## Dataset extract
++++++++

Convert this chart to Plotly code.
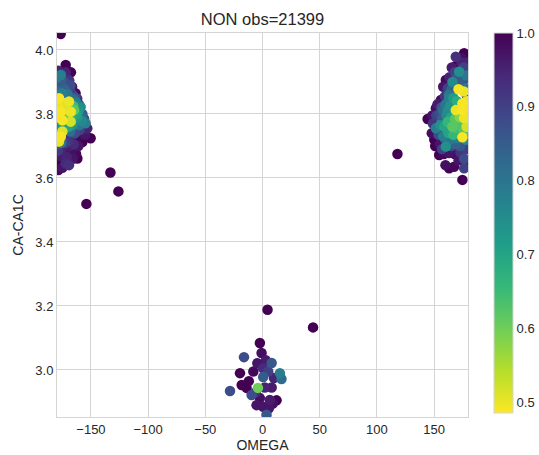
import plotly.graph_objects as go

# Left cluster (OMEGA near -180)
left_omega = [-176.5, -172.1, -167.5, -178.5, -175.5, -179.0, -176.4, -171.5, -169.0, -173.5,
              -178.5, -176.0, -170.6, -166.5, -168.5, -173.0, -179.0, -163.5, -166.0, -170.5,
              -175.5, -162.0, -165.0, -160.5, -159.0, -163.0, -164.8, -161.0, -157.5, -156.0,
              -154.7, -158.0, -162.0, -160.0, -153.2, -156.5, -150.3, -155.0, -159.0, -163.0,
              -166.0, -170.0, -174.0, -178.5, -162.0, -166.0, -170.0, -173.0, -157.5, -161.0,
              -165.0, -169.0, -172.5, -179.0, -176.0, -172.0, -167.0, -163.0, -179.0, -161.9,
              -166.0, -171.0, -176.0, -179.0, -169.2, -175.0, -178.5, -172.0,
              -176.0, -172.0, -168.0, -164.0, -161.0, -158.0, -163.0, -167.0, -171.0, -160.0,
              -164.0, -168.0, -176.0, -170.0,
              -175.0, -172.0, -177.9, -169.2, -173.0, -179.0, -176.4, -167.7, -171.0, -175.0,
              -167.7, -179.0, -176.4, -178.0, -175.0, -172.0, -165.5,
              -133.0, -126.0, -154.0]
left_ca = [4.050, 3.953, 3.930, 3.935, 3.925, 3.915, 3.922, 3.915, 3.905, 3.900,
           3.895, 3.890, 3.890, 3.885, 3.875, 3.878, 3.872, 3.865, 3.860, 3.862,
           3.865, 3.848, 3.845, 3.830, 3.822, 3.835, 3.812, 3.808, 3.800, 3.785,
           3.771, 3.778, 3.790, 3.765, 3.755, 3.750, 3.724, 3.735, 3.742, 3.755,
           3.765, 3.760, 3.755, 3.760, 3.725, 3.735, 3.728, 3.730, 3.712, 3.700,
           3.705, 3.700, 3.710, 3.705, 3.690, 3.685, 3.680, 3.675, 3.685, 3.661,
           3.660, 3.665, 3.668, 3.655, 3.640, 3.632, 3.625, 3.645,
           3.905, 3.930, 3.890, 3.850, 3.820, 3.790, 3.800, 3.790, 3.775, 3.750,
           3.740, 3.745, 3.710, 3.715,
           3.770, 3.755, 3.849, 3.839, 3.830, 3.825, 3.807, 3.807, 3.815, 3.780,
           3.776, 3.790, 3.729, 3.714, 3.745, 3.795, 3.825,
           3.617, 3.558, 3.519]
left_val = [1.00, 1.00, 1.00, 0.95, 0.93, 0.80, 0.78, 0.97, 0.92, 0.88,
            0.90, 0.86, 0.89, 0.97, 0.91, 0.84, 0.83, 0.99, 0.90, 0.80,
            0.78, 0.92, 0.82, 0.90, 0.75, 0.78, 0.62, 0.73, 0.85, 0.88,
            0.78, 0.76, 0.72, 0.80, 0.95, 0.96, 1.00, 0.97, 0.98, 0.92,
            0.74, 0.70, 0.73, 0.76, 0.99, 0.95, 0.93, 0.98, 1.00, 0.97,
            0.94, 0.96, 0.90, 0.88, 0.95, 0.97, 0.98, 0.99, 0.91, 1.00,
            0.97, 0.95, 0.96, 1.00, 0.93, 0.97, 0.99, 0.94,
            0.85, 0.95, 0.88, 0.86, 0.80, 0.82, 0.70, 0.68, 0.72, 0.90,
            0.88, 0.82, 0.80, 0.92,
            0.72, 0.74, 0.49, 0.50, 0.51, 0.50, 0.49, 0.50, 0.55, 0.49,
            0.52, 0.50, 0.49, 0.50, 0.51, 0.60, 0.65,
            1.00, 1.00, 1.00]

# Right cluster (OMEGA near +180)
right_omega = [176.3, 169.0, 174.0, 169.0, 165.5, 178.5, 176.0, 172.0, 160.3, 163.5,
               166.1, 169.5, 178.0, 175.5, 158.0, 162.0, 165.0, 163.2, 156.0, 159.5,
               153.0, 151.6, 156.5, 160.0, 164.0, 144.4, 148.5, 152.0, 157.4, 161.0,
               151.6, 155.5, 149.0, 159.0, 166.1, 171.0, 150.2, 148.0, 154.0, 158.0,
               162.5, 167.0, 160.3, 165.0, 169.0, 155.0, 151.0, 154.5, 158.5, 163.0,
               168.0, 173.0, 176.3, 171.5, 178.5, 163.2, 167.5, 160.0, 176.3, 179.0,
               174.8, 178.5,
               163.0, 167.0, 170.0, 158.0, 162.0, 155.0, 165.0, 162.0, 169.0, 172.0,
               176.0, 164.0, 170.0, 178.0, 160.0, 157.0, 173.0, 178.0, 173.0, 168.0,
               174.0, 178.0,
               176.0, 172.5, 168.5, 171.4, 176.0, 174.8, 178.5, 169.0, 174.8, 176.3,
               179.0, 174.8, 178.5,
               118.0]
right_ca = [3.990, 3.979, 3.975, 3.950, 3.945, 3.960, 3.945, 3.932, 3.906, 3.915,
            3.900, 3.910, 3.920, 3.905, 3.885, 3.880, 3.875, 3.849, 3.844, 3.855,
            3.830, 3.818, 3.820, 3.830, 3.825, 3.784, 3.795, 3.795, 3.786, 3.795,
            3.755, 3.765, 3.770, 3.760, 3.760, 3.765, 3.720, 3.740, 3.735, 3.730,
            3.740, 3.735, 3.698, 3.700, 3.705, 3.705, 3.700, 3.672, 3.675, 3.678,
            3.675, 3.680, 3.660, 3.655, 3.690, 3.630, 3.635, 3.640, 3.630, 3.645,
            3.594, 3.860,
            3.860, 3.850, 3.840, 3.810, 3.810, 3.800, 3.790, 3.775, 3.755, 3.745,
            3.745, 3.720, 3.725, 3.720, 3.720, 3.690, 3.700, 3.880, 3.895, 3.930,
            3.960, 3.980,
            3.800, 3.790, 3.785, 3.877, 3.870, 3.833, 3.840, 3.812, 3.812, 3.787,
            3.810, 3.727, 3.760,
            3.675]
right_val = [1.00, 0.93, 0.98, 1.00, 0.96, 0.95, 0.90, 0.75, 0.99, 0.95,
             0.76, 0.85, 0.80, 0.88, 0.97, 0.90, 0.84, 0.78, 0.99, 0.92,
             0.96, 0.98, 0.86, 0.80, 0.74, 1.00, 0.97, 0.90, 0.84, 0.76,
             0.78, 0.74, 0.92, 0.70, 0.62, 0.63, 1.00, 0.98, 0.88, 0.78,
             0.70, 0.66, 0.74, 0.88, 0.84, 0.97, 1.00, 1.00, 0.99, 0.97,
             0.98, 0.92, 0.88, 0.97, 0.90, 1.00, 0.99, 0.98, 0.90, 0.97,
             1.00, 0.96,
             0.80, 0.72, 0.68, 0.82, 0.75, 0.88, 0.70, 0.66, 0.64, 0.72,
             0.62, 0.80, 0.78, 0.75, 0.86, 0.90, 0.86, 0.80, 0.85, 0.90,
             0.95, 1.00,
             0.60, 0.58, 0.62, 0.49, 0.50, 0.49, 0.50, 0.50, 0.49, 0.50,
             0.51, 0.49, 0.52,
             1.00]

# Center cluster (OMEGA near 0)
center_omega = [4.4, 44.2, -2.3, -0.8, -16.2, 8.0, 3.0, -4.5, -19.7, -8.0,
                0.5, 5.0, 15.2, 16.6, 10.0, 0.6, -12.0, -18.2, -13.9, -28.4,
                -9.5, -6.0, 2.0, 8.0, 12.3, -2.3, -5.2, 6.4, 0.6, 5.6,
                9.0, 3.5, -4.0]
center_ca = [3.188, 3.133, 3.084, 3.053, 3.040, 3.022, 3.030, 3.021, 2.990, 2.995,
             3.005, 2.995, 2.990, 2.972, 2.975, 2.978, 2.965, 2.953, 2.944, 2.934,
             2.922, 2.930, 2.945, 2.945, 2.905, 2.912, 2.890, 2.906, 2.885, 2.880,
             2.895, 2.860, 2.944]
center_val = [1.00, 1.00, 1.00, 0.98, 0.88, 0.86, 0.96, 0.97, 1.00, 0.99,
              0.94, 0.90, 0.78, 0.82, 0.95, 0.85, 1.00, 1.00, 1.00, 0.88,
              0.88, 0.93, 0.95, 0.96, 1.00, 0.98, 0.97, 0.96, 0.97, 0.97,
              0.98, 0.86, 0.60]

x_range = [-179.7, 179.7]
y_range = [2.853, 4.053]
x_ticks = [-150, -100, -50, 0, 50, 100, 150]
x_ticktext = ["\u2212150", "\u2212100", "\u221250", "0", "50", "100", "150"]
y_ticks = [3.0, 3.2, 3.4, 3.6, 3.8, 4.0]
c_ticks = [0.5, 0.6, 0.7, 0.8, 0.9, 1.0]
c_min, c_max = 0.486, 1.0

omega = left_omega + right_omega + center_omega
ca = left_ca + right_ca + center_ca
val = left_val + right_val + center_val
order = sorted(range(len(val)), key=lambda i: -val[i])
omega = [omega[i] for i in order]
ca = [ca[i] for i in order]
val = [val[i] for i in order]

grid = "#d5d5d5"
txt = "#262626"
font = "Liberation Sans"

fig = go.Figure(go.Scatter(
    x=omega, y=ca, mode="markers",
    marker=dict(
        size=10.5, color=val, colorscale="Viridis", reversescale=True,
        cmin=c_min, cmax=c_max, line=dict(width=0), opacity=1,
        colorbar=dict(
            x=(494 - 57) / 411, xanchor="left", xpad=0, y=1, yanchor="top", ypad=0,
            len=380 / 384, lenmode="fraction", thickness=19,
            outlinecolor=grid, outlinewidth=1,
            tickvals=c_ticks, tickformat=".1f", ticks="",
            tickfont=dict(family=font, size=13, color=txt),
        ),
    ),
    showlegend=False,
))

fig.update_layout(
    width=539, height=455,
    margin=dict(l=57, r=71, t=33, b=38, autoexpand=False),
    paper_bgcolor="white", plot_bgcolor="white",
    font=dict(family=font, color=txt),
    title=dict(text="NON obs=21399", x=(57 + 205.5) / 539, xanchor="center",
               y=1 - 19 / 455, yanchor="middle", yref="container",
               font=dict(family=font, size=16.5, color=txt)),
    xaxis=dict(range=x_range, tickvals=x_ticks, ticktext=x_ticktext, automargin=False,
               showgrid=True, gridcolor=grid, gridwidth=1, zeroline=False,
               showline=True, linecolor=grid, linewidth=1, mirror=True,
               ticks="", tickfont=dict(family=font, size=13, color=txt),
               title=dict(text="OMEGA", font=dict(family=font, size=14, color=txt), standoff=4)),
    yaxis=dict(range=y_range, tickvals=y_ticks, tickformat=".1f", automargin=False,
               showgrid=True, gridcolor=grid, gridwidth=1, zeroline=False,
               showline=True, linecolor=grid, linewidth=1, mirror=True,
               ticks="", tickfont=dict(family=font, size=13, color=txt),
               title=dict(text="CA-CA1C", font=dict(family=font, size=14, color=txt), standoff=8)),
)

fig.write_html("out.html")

++++++++

Pictures excluded, repeat exactly the lines from the top of the material through the line with "import plotly.graph_objects as go", including both of those lines.

## Finished task
Convert this chart to Plotly code.
import plotly.graph_objects as go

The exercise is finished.